Rudder Rudder
The rudder controls movements of the airplane about its vertical axis. This is the motion called yaw. Like the other primary control surfaces, the rudder is a movable surface hinged to a fixed surface - in this case to the vertical stabilizer, or fin. Movement of the rudder is controlled by two rudder pedals - left and right. Its action is very much like that of the elevators, except that it moves in a different plane; the rudder deflects from side to side instead of up and down. When the rudder is deflected to one side, it protrudes into the airflow, causing a horizontal force to be exerted in the opposite direction (Fig. 4-6). This pushes the tail of the airplane in that direction and yaws the nose in the desired direction. When rudder is used for steering during ground taxiing, the propeller slipstream provides the force to yaw or turn the airplane in the desired direction.

   As mentioned earlier, the primary purpose of the rudder in flight is to counteract the effect of adverse yaw and to help provide directional control of the airplane. In flight the rudder does not turn the airplane; instead, the force of the horizontal component of wing lift turns the airplane when the wings are banked. As in the demonstration of turning by use of ailerons alone, this can be verified by flying straight and level and then, after taking the hands off the aileron control, trying to turn to the right by applying right rudder pressure only.
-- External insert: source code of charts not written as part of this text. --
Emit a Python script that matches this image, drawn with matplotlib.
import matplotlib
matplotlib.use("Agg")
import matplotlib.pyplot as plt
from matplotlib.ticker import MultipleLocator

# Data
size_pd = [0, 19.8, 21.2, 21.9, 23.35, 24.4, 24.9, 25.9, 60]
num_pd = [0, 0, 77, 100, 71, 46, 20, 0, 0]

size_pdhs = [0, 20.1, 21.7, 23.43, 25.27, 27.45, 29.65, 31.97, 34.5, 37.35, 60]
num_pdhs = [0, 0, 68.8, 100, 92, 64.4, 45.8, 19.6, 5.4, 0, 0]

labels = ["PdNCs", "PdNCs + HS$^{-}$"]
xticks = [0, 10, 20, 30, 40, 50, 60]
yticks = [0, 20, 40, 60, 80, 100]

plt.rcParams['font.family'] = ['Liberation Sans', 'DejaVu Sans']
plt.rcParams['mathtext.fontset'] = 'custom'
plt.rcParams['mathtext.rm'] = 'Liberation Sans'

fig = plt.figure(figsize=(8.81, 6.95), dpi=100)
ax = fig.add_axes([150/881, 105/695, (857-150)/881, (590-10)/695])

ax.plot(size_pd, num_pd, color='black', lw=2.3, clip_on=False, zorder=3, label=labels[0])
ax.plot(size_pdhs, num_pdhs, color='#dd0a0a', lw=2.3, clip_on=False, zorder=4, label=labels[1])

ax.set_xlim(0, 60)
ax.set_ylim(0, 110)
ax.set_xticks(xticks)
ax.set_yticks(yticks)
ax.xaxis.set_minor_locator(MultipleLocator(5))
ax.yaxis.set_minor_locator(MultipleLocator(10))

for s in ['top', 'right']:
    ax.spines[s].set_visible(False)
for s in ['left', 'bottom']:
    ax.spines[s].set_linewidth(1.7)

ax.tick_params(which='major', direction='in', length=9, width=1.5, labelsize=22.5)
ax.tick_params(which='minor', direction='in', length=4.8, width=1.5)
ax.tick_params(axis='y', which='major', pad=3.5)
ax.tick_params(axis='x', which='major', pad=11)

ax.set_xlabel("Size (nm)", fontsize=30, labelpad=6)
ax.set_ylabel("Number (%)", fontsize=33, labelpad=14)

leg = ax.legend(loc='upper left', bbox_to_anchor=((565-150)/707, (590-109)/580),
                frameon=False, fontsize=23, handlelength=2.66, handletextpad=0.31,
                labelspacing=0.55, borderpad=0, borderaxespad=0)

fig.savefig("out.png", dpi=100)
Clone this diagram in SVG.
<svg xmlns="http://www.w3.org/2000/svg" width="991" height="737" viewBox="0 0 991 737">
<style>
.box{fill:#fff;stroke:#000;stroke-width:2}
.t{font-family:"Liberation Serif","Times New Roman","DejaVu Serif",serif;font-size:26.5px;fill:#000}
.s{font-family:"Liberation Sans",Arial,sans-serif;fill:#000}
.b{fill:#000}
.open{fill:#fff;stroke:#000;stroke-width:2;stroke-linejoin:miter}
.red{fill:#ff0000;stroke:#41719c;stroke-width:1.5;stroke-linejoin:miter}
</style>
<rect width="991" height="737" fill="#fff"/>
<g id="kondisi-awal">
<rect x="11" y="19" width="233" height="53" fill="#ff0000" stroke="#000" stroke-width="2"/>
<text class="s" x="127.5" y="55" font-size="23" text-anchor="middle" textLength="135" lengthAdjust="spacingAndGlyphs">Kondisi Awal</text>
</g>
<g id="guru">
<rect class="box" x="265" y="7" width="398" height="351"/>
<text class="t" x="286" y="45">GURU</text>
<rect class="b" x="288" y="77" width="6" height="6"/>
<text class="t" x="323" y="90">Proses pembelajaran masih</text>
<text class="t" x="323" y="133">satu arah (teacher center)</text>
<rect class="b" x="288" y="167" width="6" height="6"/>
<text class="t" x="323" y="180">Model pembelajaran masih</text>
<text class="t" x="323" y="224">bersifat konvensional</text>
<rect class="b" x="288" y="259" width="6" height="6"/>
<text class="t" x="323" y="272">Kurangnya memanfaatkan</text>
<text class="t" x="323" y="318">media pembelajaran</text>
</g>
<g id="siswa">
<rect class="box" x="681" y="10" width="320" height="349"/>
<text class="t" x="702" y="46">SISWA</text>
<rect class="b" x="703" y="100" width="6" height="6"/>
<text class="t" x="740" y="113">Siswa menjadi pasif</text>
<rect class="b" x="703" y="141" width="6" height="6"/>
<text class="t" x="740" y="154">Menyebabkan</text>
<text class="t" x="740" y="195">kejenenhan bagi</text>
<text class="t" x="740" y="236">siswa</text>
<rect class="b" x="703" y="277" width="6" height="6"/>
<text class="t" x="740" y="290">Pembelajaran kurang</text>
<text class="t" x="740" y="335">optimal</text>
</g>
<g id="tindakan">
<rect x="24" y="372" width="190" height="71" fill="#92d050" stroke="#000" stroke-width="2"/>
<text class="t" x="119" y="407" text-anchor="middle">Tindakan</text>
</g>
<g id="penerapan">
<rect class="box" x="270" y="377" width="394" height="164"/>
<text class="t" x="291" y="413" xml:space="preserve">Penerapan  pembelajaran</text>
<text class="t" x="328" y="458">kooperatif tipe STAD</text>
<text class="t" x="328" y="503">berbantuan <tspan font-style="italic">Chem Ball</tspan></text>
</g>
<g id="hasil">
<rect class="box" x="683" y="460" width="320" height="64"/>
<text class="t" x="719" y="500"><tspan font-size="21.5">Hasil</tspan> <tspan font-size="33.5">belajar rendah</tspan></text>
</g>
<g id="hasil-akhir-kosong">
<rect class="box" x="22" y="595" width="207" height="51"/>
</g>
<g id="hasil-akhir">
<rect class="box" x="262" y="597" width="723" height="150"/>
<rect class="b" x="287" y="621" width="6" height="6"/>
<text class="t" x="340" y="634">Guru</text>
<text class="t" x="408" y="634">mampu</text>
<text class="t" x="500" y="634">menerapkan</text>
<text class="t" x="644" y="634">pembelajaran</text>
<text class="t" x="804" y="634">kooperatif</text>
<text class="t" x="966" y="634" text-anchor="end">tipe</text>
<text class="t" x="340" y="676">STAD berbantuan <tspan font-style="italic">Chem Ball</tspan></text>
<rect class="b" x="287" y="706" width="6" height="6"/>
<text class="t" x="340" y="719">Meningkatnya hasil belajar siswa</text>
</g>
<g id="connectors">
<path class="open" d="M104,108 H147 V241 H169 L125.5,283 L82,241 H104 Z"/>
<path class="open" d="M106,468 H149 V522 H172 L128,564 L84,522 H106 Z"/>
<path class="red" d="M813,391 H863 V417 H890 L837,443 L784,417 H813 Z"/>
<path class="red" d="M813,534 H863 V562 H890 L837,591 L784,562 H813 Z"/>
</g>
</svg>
At first it may seem to work pretty well. The airplane will turn to the right but it will also skid to the left. (A skid in a turn is caused by insufficient angle of bank for a given radius of turn.) Since the airplane possesses inherent stability, it will tend to stop the skid by banking itself to the right.

   If the pilot were to now neutralize the rudder, only a shallow banking turn would result. However, inasmuch as the purpose of this demonstration is to make a turn using only the rudder, continue to hold right rudder pressure. Since the airplane is slightly banked to the right, the rudder will force the nose of the airplane downward to the right. The reason for this is that yawing is the only movement the rudder can produce. As a result, the nose yaws downward, the airspeed increases, and the airplane starts losing altitude. At the same time, the airplane, being stable, attempts to stop the increased skidding by banking more steeply. The more steeply it banks, the more the nose is yawed downward by the right rudder action. The net result of holding rudder alone is a descending spiral unless back elevator pressure is applied. Thus, it can be seen that rudder alone cannot produce a coordinated turn. Blending aileron, rudder, and elevator pressure does that.